CMD ["uvicorn", "app.main:app",
     "--host", "0.0.0.0",
     "--port", "8080",
     "--workers", "1",
     "--timeout-graceful-shutdown", "25"]

Or via Python:

import uvicorn

if __name__ == "__main__":
    uvicorn.run(
        "app.main:app",
        host="0.0.0.0",
        port=8080,
        workers=1,
        timeout_graceful_shutdown=25,
    )

25 seconds is a value that fits into the budget with terminationGracePeriodSeconds: 60 and preStop: sleep 10 (50 seconds are left for uvicorn + resources).

Common mistakes

No preStop — kube-proxy doesn't manage to update the routes, new requests go to the dying pod and get 502.

terminationGracePeriodSeconds: 30 (the default value) — with preStop 10, uvicorn is left with 20 seconds. Long requests or slow resource closing → SIGKILL in the middle.

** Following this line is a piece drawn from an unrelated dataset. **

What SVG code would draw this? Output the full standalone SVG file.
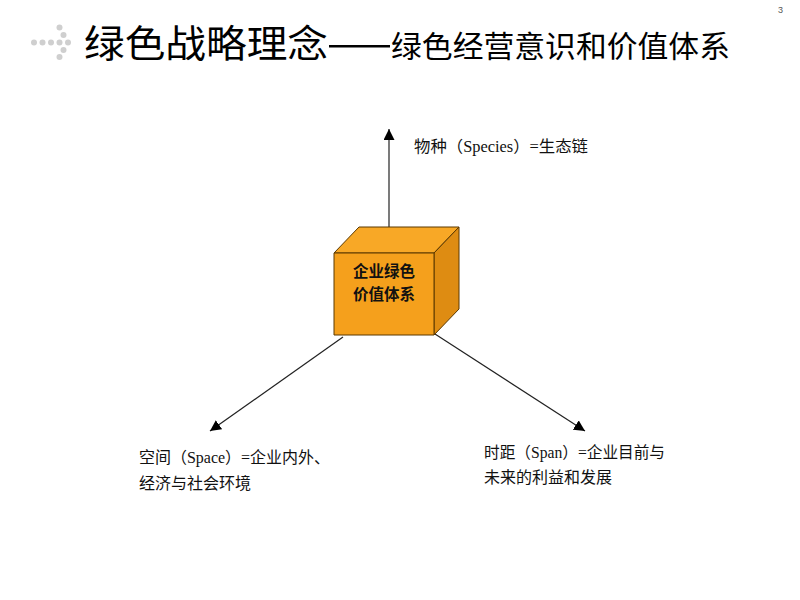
<svg xmlns="http://www.w3.org/2000/svg" width="800" height="600" viewBox="0 0 800 600">
<style>
.t{font-family:"Noto Sans CJK SC","Liberation Sans",sans-serif;fill:#000}
.lbl{font-family:"Liberation Serif","Noto Sans CJK SC",serif;font-size:16px;fill:#111}
.dot{fill:#cfcfcf}
.conn{stroke:#222;stroke-width:1.2;fill:none}
</style>
<defs>
<marker id="ah" viewBox="0 0 10 10" refX="10" refY="5" markerWidth="11" markerHeight="11" markerUnits="userSpaceOnUse" orient="auto">
<path d="M0,0 L10,5 L0,10 z" fill="#000"/>
</marker>
</defs>
<rect width="800" height="600" fill="#fff"/>
<g id="deco">
<circle class="dot" cx="34" cy="42.5" r="3"/>
<circle class="dot" cx="42.5" cy="42.5" r="3"/>
<circle class="dot" cx="51" cy="42.5" r="3"/>
<circle class="dot" cx="59.5" cy="42.5" r="3"/>
<circle class="dot" cx="68" cy="42.5" r="3"/>
<circle class="dot" cx="59.5" cy="27.5" r="3"/>
<circle class="dot" cx="63.5" cy="35" r="3"/>
<circle class="dot" cx="63.5" cy="50" r="3"/>
<circle class="dot" cx="59.5" cy="57" r="3"/>
</g>
<text x="778" y="13" font-family="Liberation Sans,sans-serif" font-size="9" fill="#555">3</text>
<g id="title">
<text class="t" x="84" y="57" font-size="38" textLength="244" lengthAdjust="spacingAndGlyphs">绿色战略理念</text>
<rect x="329" y="45" width="61" height="2.5" fill="#000"/>
<text class="t" x="391" y="57" font-size="30" textLength="339" lengthAdjust="spacingAndGlyphs">绿色经营意识和价值体系</text>
</g>
<g id="connectors">
<line class="conn" x1="389" y1="227" x2="389" y2="129" marker-end="url(#ah)"/>
<line class="conn" x1="343" y1="337" x2="210" y2="431" marker-end="url(#ah)"/>
<line class="conn" x1="435" y1="334" x2="585" y2="431" marker-end="url(#ah)"/>
</g>
<g id="cube" stroke="#5a3800" stroke-width="1" stroke-linejoin="round">
<polygon points="334,253 359,227 459,227 434,253" fill="#f8a826"/>
<polygon points="434,253 459,227 459,309 434,335" fill="#de8c12"/>
<rect x="334" y="253" width="100" height="82" fill="#f5a01c"/>
<text x="384" y="277" text-anchor="middle" font-family="Noto Sans CJK SC,sans-serif" font-weight="bold" font-size="15.5" fill="#111" stroke="none">企业绿色</text>
<text x="384" y="300" text-anchor="middle" font-family="Noto Sans CJK SC,sans-serif" font-weight="bold" font-size="15.5" fill="#111" stroke="none">价值体系</text>
</g>
<g id="species">
<text class="lbl" x="414" y="152" textLength="174" lengthAdjust="spacingAndGlyphs">物种（Species）=生态链</text>
</g>
<g id="space">
<text class="lbl" x="139" y="463" textLength="191" lengthAdjust="spacingAndGlyphs">空间（Space）=企业内外、</text>
<text class="lbl" x="139" y="489">经济与社会环境</text>
</g>
<g id="span">
<text class="lbl" x="484" y="458" textLength="181" lengthAdjust="spacingAndGlyphs">时距（Span）=企业目前与</text>
<text class="lbl" x="484" y="483">未来的利益和发展</text>
</g>
</svg>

One /health for both probes — on shutdown we return 503, Kubernetes interprets it as "the pod is dead" and restarts it, breaking graceful shutdown.

Liveness checks the database connection — if the database is unavailable, liveness fails and Kubernetes restarts the pod. Liveness must always respond 200 while the process is alive; it doesn't check external dependencies.

timeout_graceful_shutdown not set in uvicorn — a forced kill without waiting for current requests.

In short

  • preStop: sleep 10 is mandatory — it gives kube-proxy time to remove the pod from the routes before SIGTERM.
  • terminationGracePeriodSeconds: 60 — the default of 30 isn't enough given preStop and uvicorn graceful.
  • Readiness and liveness — different endpoints with different behaviour on shutdown: readiness returns 503, liveness stays 200.
  • Liveness doesn't check external dependencies — only whether the process is alive.
  • maxSurge: 1, maxUnavailable: 0 — the new pod enters traffic before the old one shuts down.
  • --timeout-graceful-shutdown 25 is set explicitly in uvicorn.
  • app_state.ready = False is set first in the lifespan shutdown — removes the pod from traffic before closing resources.